20年で3000万円以上!?セレブ子育ての代償


「それは……何も、私だってこうなった以上、結婚するのは仕方ないとは思っているのよ。もちろん子どもが光輝の子だっていう大前提があるけれど。それにしてもね、あの二人、どうしたってバックグラウンドが違いすぎる。おまけにそれに気づいてもいないし。それじゃこの後、いろんな決断をするたびにギクシャクするに違いないわ。

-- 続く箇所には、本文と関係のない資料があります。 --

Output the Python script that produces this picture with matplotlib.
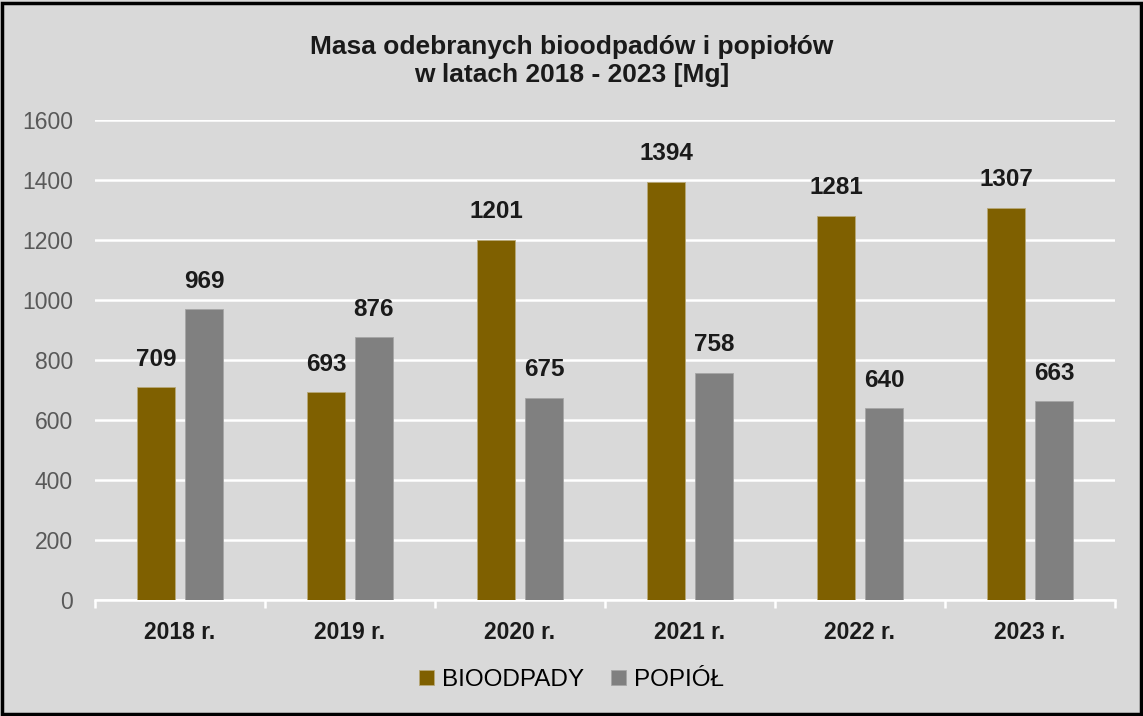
import numpy as np
import matplotlib.pyplot as plt
from matplotlib.patches import Rectangle

years = ['2018 r.', '2019 r.', '2020 r.', '2021 r.', '2022 r.', '2023 r.']
bioodpady = [709, 693, 1201, 1394, 1281, 1307]
popiol = [969, 876, 675, 758, 640, 663]

plt.rcParams['font.family'] = ['Liberation Sans', 'DejaVu Sans']

bg = '#d9d9d9'
fig = plt.figure(figsize=(11.43, 7.16), dpi=100, facecolor=bg)
ax = fig.add_axes([0.0831, 0.162, 0.8924, 0.6704])
ax.set_facecolor(bg)

index = np.arange(len(years))
bar_width = 0.224
offset = 0.141

b1 = ax.bar(index - offset, bioodpady, bar_width, color='#7f6000',
            edgecolor='#b8a878', linewidth=0.6, label='BIOODPADY', zorder=3)
b2 = ax.bar(index + offset, popiol, bar_width, color='#808080',
            edgecolor='#a6a6a6', linewidth=0.6, label='POPIÓŁ', zorder=3)

for rects, vals in ((b1, bioodpady), (b2, popiol)):
    for r, v in zip(rects, vals):
        ax.text(r.get_x() + r.get_width() / 2, v + 55, str(v),
                ha='center', va='bottom', fontsize=17.5, fontweight='bold',
                color='#1a1a1a')

ax.set_xlim(-0.5, len(years) - 0.5)
ax.set_ylim(0, 1600)
ax.set_yticks(np.arange(0, 1601, 200))
ax.yaxis.grid(True, color='white', linewidth=1.8, zorder=0)
ax.set_axisbelow(True)
ax.tick_params(axis='y', length=0, labelsize=16.5, labelcolor='#595959', pad=16)
ax.set_xticks(index)
ax.set_xticklabels(years, fontsize=16.5, fontweight='bold', color='#1a1a1a')
ax.set_xticks(np.arange(-0.5, len(years)), minor=True)
ax.tick_params(axis='x', which='major', length=0, pad=15)
ax.tick_params(axis='x', which='minor', length=6, width=1.8, color='white')
for s in ['top', 'right', 'left']:
    ax.spines[s].set_visible(False)
ax.spines['bottom'].set_color('white')
ax.spines['bottom'].set_linewidth(1.8)

fig.text(0.5, 0.915, 'Masa odebranych bioodpadów i popiołów\nw latach 2018 - 2023 [Mg]',
         ha='center', va='center', fontsize=19, fontweight='bold',
         color='#1a1a1a', linespacing=1.2)

fig.legend(handles=[b1, b2], loc='center', bbox_to_anchor=(0.5, 0.05),
           ncol=2, frameon=False, fontsize=17.5, handlelength=0.6,
           handleheight=0.6, columnspacing=1.1, handletextpad=0.35)

fig.patches.append(Rectangle((0.002, 0.003), 0.996, 0.993, transform=fig.transFigure,
                             fill=False, edgecolor='black', linewidth=2.5))

fig.savefig('out.png', dpi=100, facecolor=bg)
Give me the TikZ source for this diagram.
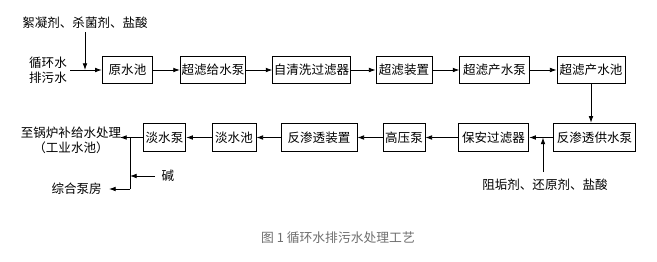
\documentclass[tikz,border=0pt]{standalone}
\usepackage{fontspec}
\setmainfont{Noto Sans CJK SC}
\usetikzlibrary{arrows.meta}
\definecolor{capgray}{RGB}{110,110,110}
\begin{document}
\begin{tikzpicture}[x=0.75pt,y=-0.75pt,
  box/.style={draw,line width=0.6pt,minimum height=20pt,inner sep=0.5pt,font=\fontsize{9.4}{11}\selectfont},
  lbl/.style={inner sep=0pt,font=\fontsize{9.4}{11}\selectfont,align=center},
  arr/.style={line width=0.6pt,-{Latex[length=5pt,width=3.5pt]}},
  ln/.style={line width=0.6pt}]
\useasboundingbox (0,0) rectangle (657,261);
% top row
\node[box,minimum width=38pt] (b1) at (127.5,70) {原水池};
\node[box,minimum width=49pt] (b2) at (213,70) {超滤给水泵};
\node[box,minimum width=58pt] (b3) at (311.5,70) {自清洗过滤器};
\node[box,minimum width=42pt] (b4) at (404,70) {超滤装置};
\node[box,minimum width=52pt] (b5) at (494.5,70) {超滤产水泵};
\node[box,minimum width=51pt] (b6) at (591,70) {超滤产水池};
% bottom row
\node[box,minimum width=32pt,minimum height=21.5pt] (c6) at (164.5,137.5) {淡水泵};
\node[box,minimum width=33pt,minimum height=21.5pt] (c5) at (234,137.5) {淡水池};
\node[box,minimum width=57pt,minimum height=21.5pt] (c4) at (319,137.5) {反渗透装置};
\node[box,minimum width=31.5pt,minimum height=21.5pt] (c3) at (404,137.5) {高压泵};
\node[box,minimum width=53pt,minimum height=21.5pt] (c2) at (493.5,137.5) {保安过滤器};
\node[box,minimum width=62pt,minimum height=21.5pt] (c1) at (594.5,137.5) {反渗透供水泵};
% texts
\node[lbl] (chem1) at (85,23) {絮凝剂、杀菌剂、盐酸};
\node[lbl,font=\fontsize{9.4}{11.2}\selectfont] (inw) at (48,70.5) {循环水\\排污水};
\node[lbl,font=\fontsize{9.4}{11.2}\selectfont] (out1) at (71,140.5) {至锅炉补给水处理\\（工业水池）};
\node[lbl,anchor=east] (out2) at (102,189) {综合泵房};
\node[lbl] (alk) at (168,176) {碱};
\node[lbl] (chem2) at (545,185) {阻垢剂、还原剂、盐酸};
\node[inner sep=0pt,font=\fontsize{9.6}{11}\selectfont,text=capgray] (cap) at (338,238) {图 1 循环水排污水处理工艺};
% coordinates
\coordinate (in1) at (70,70);
\coordinate (ch1) at (85,32);
\coordinate (ch1j) at (85,70);
\coordinate (o1) at (120,137.5);
\coordinate (j1) at (130,137.5);
\coordinate (j2) at (130,189);
\coordinate (o2) at (109,189);
\coordinate (j3) at (130,176);
\coordinate (a1) at (155,176);
\coordinate (ch2) at (543,172);
\coordinate (ch2j) at (543,137.5);
% top connectors
\draw[arr] (in1) -- (b1.west);
\draw[arr] (ch1) -- (ch1j);
\draw[arr] (b1) -- (b2);
\draw[arr] (b2) -- (b3);
\draw[arr] (b3) -- (b4);
\draw[arr] (b4) -- (b5);
\draw[arr] (b5) -- (b6);
\draw[arr] (b6.south) -- (b6.south |- c1.north);
% bottom connectors
\draw[arr] (c1) -- (c2);
\draw[arr] (ch2) -- (ch2j);
\draw[arr] (c2) -- (c3);
\draw[arr] (c3) -- (c4);
\draw[arr] (c4) -- (c5);
\draw[arr] (c5) -- (c6);
\draw[arr] (c6.west) -- (o1);
\draw[ln] (j1) -- (j2);
\draw[arr] (j2) -- (o2);
\draw[arr] (a1) -- (j3);
\end{tikzpicture}
\end{document}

それに……それにね、私、光輝をそりゃあ一生懸命育てたのよ。お金だって手間だって、人一倍かけてるの。10年以上、毎日習い事や塾に車で送迎したし、お金だって湯水のごとくよ。留学だってさせたしね、教育費は3000万円はかかってるはず。言いたくないけど御三家から東大よ、本店の出世頭よ。それなのに彼女、あまりにも分かってない、光輝と結婚する有り難みなんて一切感じてないのよ!」

亜希は早穂子の叫びに、有り難みねえ、と吹き出した。

「それが本音だよね。早穂子、本当に愛情も時間も注いでたもんね。

まあ、だめなら離婚すりゃいいのよ、みんながみんな若い時に正しい判断なんて下せるわけないなんだもの。自分が信じた道を進んで、間違えたら潔く修正。誰だって人生は出たとこ勝負よ、本当は。早穂子だってあんなにお見合いを勧められたのに、みーんな断ってさ、反対されても陽一さんと職場結婚でしょ。そのあと正直、しなくてもいい苦労もしたでしょ? でもその結果光輝を授かったわけだしね」

ぐうの音も出ない早穂子は、過去の何もかも知っている幼馴染に八つ当たりをしたいような気分になる。早穂子が陽一と結婚する時、親族の誰一人としていい顔はしなかった。陽一は勤め先こそ一流企業だったが、実家や一族の財力を見れば早穂子の方とは家格が違う。それを押し切ったのは早穂子だったし、その時の唯一の味方はこの二人だった。

 

「わかってるってば。私も多少苦労したからこそわかるのよ。ある程度同じような環境で育った者同士の方がスムーズなのは事実だし、そうでないならば擦り合わせる意識が必要でしょ? でも、その覚悟があの二人からちっとも見えないの。それを見せてもらわないと、反対するしかないじゃないの」

早穂子が口を尖らすと同時に、スマホが振動し始めた。見慣れない番号。045で始まっている、確か横浜の市外局番だ。

 

早穂子は何かを考えるよりも早く、電話に出ていた。

「内藤早穂子さんの携帯電話でよろしいでしょうか? こちら、横浜市◯◯病院ですが、患者さんに連絡先を聞いて電話しています」

「患者さん?」

聞きなれない単語に、早穂子の胸は早鐘のように打ち始めていた。